Data items
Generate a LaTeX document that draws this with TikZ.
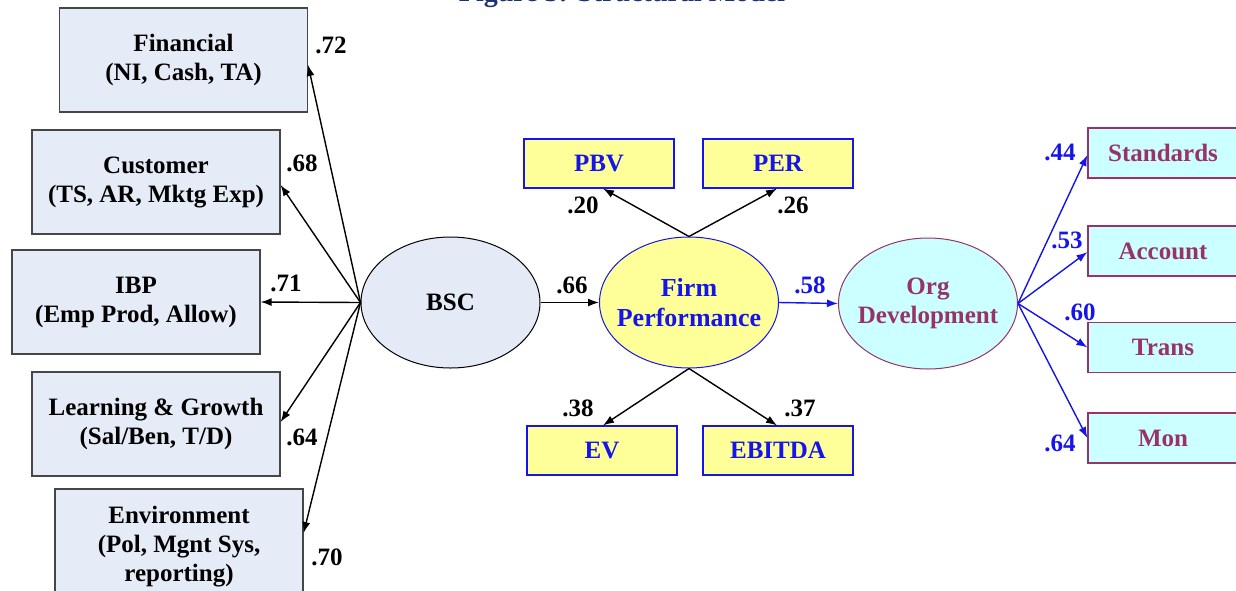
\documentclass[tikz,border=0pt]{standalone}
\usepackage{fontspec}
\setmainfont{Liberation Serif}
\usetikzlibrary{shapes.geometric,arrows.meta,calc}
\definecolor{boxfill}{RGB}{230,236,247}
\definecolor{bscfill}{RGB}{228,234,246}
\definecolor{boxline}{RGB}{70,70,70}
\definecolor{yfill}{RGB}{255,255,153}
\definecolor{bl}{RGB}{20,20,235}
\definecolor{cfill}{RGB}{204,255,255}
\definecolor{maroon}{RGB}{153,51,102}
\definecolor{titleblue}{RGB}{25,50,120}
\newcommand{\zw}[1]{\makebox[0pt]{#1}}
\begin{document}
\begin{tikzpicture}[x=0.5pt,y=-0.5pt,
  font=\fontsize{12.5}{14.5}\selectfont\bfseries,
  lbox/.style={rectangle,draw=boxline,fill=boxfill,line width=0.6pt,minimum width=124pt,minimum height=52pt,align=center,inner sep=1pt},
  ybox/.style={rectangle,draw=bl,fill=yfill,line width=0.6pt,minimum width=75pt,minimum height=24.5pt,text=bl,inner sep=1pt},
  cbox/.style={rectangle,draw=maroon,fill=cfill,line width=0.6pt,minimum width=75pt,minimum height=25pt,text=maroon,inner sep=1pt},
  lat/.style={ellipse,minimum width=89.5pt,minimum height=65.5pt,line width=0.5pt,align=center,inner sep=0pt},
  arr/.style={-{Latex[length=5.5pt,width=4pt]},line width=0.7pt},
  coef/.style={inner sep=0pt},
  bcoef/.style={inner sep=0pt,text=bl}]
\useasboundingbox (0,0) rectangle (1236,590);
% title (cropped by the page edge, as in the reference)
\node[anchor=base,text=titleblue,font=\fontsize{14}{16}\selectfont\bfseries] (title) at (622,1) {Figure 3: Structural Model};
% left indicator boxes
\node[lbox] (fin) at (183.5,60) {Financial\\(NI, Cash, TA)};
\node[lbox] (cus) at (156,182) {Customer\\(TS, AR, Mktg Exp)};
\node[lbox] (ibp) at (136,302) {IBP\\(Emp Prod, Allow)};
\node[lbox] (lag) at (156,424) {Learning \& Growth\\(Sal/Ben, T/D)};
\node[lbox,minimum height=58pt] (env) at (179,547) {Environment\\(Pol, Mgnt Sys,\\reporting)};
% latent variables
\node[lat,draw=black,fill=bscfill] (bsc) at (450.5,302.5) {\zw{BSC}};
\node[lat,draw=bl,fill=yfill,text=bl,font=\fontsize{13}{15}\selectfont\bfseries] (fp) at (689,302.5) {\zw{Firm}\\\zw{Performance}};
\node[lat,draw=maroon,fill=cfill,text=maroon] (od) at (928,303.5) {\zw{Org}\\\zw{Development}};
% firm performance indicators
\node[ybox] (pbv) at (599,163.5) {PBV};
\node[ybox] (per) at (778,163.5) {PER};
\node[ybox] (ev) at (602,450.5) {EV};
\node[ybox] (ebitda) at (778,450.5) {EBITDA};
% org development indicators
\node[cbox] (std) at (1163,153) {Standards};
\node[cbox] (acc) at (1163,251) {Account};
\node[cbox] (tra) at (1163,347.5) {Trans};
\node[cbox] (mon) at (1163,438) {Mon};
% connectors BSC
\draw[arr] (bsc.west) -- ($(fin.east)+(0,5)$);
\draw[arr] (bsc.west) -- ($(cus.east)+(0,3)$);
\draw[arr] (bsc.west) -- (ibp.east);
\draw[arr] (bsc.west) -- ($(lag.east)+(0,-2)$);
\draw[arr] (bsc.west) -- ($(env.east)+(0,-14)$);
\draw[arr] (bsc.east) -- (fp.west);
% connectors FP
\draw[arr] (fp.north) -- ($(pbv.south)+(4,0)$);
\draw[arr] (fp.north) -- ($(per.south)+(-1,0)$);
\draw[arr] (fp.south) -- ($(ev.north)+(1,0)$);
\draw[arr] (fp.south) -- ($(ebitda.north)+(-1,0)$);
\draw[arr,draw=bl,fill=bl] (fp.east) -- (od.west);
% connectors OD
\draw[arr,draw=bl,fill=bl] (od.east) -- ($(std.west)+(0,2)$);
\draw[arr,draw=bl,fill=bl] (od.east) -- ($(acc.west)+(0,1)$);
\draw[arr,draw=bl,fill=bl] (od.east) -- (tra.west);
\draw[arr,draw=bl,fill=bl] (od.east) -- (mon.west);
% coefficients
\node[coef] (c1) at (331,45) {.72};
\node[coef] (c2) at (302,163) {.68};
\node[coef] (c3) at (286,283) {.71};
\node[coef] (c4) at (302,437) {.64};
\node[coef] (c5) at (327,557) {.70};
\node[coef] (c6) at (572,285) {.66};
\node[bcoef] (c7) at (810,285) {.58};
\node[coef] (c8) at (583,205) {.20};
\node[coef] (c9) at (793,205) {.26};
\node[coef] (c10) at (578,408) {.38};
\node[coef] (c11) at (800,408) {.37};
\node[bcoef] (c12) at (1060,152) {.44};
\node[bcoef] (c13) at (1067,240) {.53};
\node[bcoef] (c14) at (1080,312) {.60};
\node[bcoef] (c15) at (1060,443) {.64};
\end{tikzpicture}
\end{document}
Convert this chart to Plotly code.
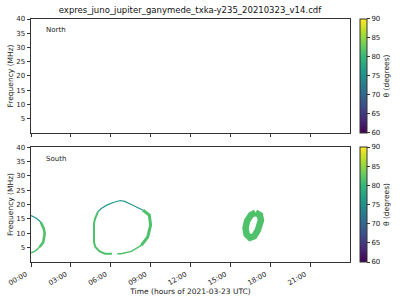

- [Problem details]
Reproduce all the entries that precede this task, word for word, minus any pictures.

- [Task output]
Generate a LaTeX document that draws this with TikZ.
\documentclass[tikz,border=0pt]{standalone}
\usepackage{fontspec}
\setmainfont{Liberation Serif}
\usetikzlibrary{shapes.geometric,arrows.meta,calc}
\definecolor{boxfill}{RGB}{230,236,247}
\definecolor{bscfill}{RGB}{228,234,246}
\definecolor{boxline}{RGB}{70,70,70}
\definecolor{yfill}{RGB}{255,255,153}
\definecolor{bl}{RGB}{20,20,235}
\definecolor{cfill}{RGB}{204,255,255}
\definecolor{maroon}{RGB}{153,51,102}
\definecolor{titleblue}{RGB}{25,50,120}
\newcommand{\zw}[1]{\makebox[0pt]{#1}}
\begin{document}
\begin{tikzpicture}[x=0.5pt,y=-0.5pt,
  font=\fontsize{12.5}{14.5}\selectfont\bfseries,
  lbox/.style={rectangle,draw=boxline,fill=boxfill,line width=0.6pt,minimum width=124pt,minimum height=52pt,align=center,inner sep=1pt},
  ybox/.style={rectangle,draw=bl,fill=yfill,line width=0.6pt,minimum width=75pt,minimum height=24.5pt,text=bl,inner sep=1pt},
  cbox/.style={rectangle,draw=maroon,fill=cfill,line width=0.6pt,minimum width=75pt,minimum height=25pt,text=maroon,inner sep=1pt},
  lat/.style={ellipse,minimum width=89.5pt,minimum height=65.5pt,line width=0.5pt,align=center,inner sep=0pt},
  arr/.style={-{Latex[length=5.5pt,width=4pt]},line width=0.7pt},
  coef/.style={inner sep=0pt},
  bcoef/.style={inner sep=0pt,text=bl}]
\useasboundingbox (0,0) rectangle (1236,590);
% title (cropped by the page edge, as in the reference)
\node[anchor=base,text=titleblue,font=\fontsize{14}{16}\selectfont\bfseries] (title) at (622,1) {Figure 3: Structural Model};
% left indicator boxes
\node[lbox] (fin) at (183.5,60) {Financial\\(NI, Cash, TA)};
\node[lbox] (cus) at (156,182) {Customer\\(TS, AR, Mktg Exp)};
\node[lbox] (ibp) at (136,302) {IBP\\(Emp Prod, Allow)};
\node[lbox] (lag) at (156,424) {Learning \& Growth\\(Sal/Ben, T/D)};
\node[lbox,minimum height=58pt] (env) at (179,547) {Environment\\(Pol, Mgnt Sys,\\reporting)};
% latent variables
\node[lat,draw=black,fill=bscfill] (bsc) at (450.5,302.5) {\zw{BSC}};
\node[lat,draw=bl,fill=yfill,text=bl,font=\fontsize{13}{15}\selectfont\bfseries] (fp) at (689,302.5) {\zw{Firm}\\\zw{Performance}};
\node[lat,draw=maroon,fill=cfill,text=maroon] (od) at (928,303.5) {\zw{Org}\\\zw{Development}};
% firm performance indicators
\node[ybox] (pbv) at (599,163.5) {PBV};
\node[ybox] (per) at (778,163.5) {PER};
\node[ybox] (ev) at (602,450.5) {EV};
\node[ybox] (ebitda) at (778,450.5) {EBITDA};
% org development indicators
\node[cbox] (std) at (1163,153) {Standards};
\node[cbox] (acc) at (1163,251) {Account};
\node[cbox] (tra) at (1163,347.5) {Trans};
\node[cbox] (mon) at (1163,438) {Mon};
% connectors BSC
\draw[arr] (bsc.west) -- ($(fin.east)+(0,5)$);
\draw[arr] (bsc.west) -- ($(cus.east)+(0,3)$);
\draw[arr] (bsc.west) -- (ibp.east);
\draw[arr] (bsc.west) -- ($(lag.east)+(0,-2)$);
\draw[arr] (bsc.west) -- ($(env.east)+(0,-14)$);
\draw[arr] (bsc.east) -- (fp.west);
% connectors FP
\draw[arr] (fp.north) -- ($(pbv.south)+(4,0)$);
\draw[arr] (fp.north) -- ($(per.south)+(-1,0)$);
\draw[arr] (fp.south) -- ($(ev.north)+(1,0)$);
\draw[arr] (fp.south) -- ($(ebitda.north)+(-1,0)$);
\draw[arr,draw=bl,fill=bl] (fp.east) -- (od.west);
% connectors OD
\draw[arr,draw=bl,fill=bl] (od.east) -- ($(std.west)+(0,2)$);
\draw[arr,draw=bl,fill=bl] (od.east) -- ($(acc.west)+(0,1)$);
\draw[arr,draw=bl,fill=bl] (od.east) -- (tra.west);
\draw[arr,draw=bl,fill=bl] (od.east) -- (mon.west);
% coefficients
\node[coef] (c1) at (331,45) {.72};
\node[coef] (c2) at (302,163) {.68};
\node[coef] (c3) at (286,283) {.71};
\node[coef] (c4) at (302,437) {.64};
\node[coef] (c5) at (327,557) {.70};
\node[coef] (c6) at (572,285) {.66};
\node[bcoef] (c7) at (810,285) {.58};
\node[coef] (c8) at (583,205) {.20};
\node[coef] (c9) at (793,205) {.26};
\node[coef] (c10) at (578,408) {.38};
\node[coef] (c11) at (800,408) {.37};
\node[bcoef] (c12) at (1060,152) {.44};
\node[bcoef] (c13) at (1067,240) {.53};
\node[bcoef] (c14) at (1080,312) {.60};
\node[bcoef] (c15) at (1060,443) {.64};
\end{tikzpicture}
\end{document}
Convert this chart to Plotly code.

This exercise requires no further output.